We like to think we have a broad range of cultural interests at Londonist. In a day, we can bring you news of a new electro-pop retro psychedelia band playing Camden, a Korean theatre company performing a German play to tango music, an art exhibition that involves bringing your own art and dance performances full of writhing nude, geriatric bodies. So it gave us no end of pleasure to hear of two news items from either end of the tricky scale of representation and suspension of disbelief.
It seems that Eastenders is moving from Elstree studios to Pinewood because the current sets are too shabby to stand up to the scrutiny of high definition television (HDTV). The move from Hertfordshire to high-tech Pinewood (home of the James Bond films) in Buckinghamshire is necessary because with sharp focus HDTV, it is clear the sets have had a beating. HDTV viewers will see buildings made of fake bricks, and covered in flaking paint and hastily assembled chip board - and we hear rumours viewers will be able to analyse the grain of the more wooden actors in extra sharp detail.

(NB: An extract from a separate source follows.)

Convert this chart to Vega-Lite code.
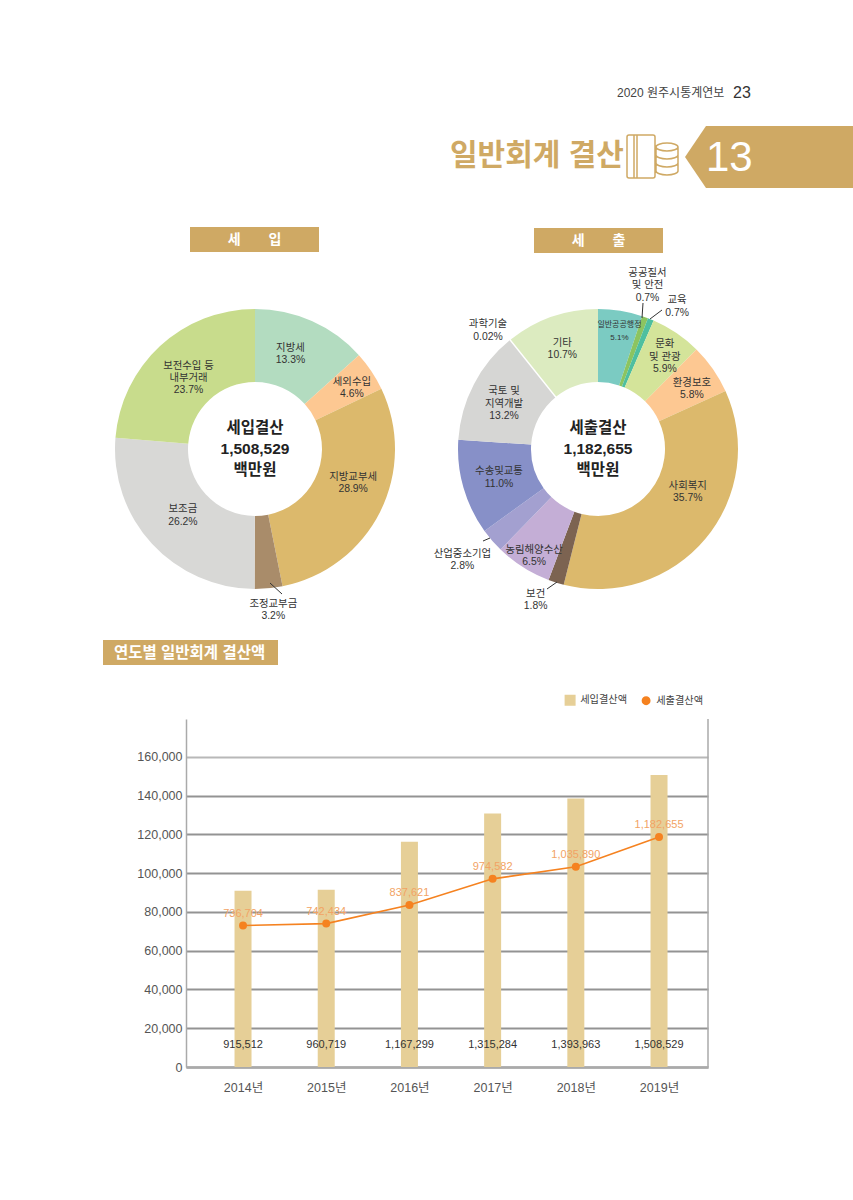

While we would never suggest Eastenders as a good example of televisual realism (would anyone in real life find Phil "85 per cent mashed potato" Mitchell in any way threatening?), it was still nice to be protected from the true extent of the soap opera's grubbiness through the blurring haze of normal TV. At Pinewood, new sets will be built from real brick and concrete instead of chip board and optimistic splashes of paint. We hear that Ian Beale might get a new coat of varnish too.
At the other end of the scale, it gave us no end of delight to hear that the show went on at the English National Opera (ENO) on Saturday, despite the male lead losing his voice in the first 40 minutes. None of this quibbling about peeling wallpaper and threadbare carpets in this extraordinary case of art triumphing over real life: when Clive Bayley started to struggle in his role as the pastor Raimondo in that night's performance of Lucia di Lammermoor, a quick solution was found. It just so happened that fellow ENO singer Paul Whelan was in the audience, no doubt checking out the role before he plays it next month, and he was called up to perform a little earlier than intended.
With no time to change into the 19th century costume as the performance stormed onwards, Whelan sang the role from the wings while Bayley mimed on stage. It was an electric night according to the audience, who could clearly cope with this sort of kerfuffle and still have a good time; there's been no news of people asking for refunds. HDTV may be a triumph of technology but it will never beat the triumphs of the stage.